Scheduled for Tuesday, March 11 at 7 p.m., the 2025 Benedum Scholars Showcase will be an in-person event at the Gladys G. Davis Theatre of the WVU Creative Arts Center. A live-streaming option will also be available for virtual viewers on the website.

Styled after James Lipton’s Emmy-award winning series “Inside the Actors Studio,” WVU’s “Inside the Scholars Studio” will highlight short videos of the faculty members who were named as the Benedum Distinguished Scholars last spring, followed by a live panel discussion and Q&A session.

Sarah Burke Spolaor

Burke-Spolaor is known nationally and internationally for her groundbreaking work on fast radio bursts (FRBs) and supermassive black hole binaries (SBHBs). SBHBs are the largest, most destructive objects in the universe, but their “darkness” makes it near impossible to find and study them using classic electromagnetic waves (i.e., light from material around black holes). SBHBs are important to find and understand due to their significant role in galaxy evolution and for the unknown, extreme physics that occurs within them.

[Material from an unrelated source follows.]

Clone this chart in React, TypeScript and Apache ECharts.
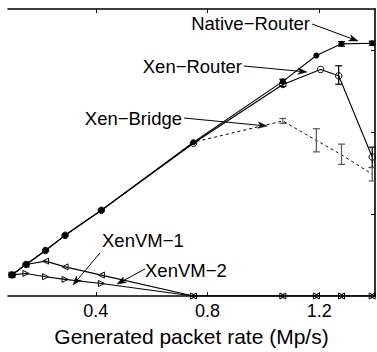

While the very first detection of gravitational radiation occurred in 2015, a different, longer gravitational wavelength is needed to locate black holes. Burke-Spolaor is a leading member of the North American Nanohertz Observatory for Gravitational Waves (NANOGrav), which uses a network of stars called “pulsars” distributed throughout our galaxy to detect small ripples in the fabric of space-time caused by the distant gravitational waves of SBHBs. Burke-Spolaor’s research in the field of low-frequency gravitational-wave astrophysics has laid the foundation for the next generation of progress in pulsar timing array science and is paving the road to find the first SBHB in the near future.

Burke-Spolaor has been recognized for her work with a Jansky Fellowship, an Alfred P. Sloan Fellowship, and a Canadian Institute for Advanced Research Azrieli Global Scholarship. She has authored or co-authored 83 refereed publications with over 18,000 citations, and as a principal investigator or co-investigator has secured over $20 million dollars in external funding. Burke-Spolaor led the formation of the Gravitational Wave Astrophysics Working Group within NANOGrav, has given 25 invited talks since 2018, and is regularly interviewed by leading media outlets such as the Atlantic, Washington Post, Christian Science Monitor, and New York Times.

All are welcome to attend the event.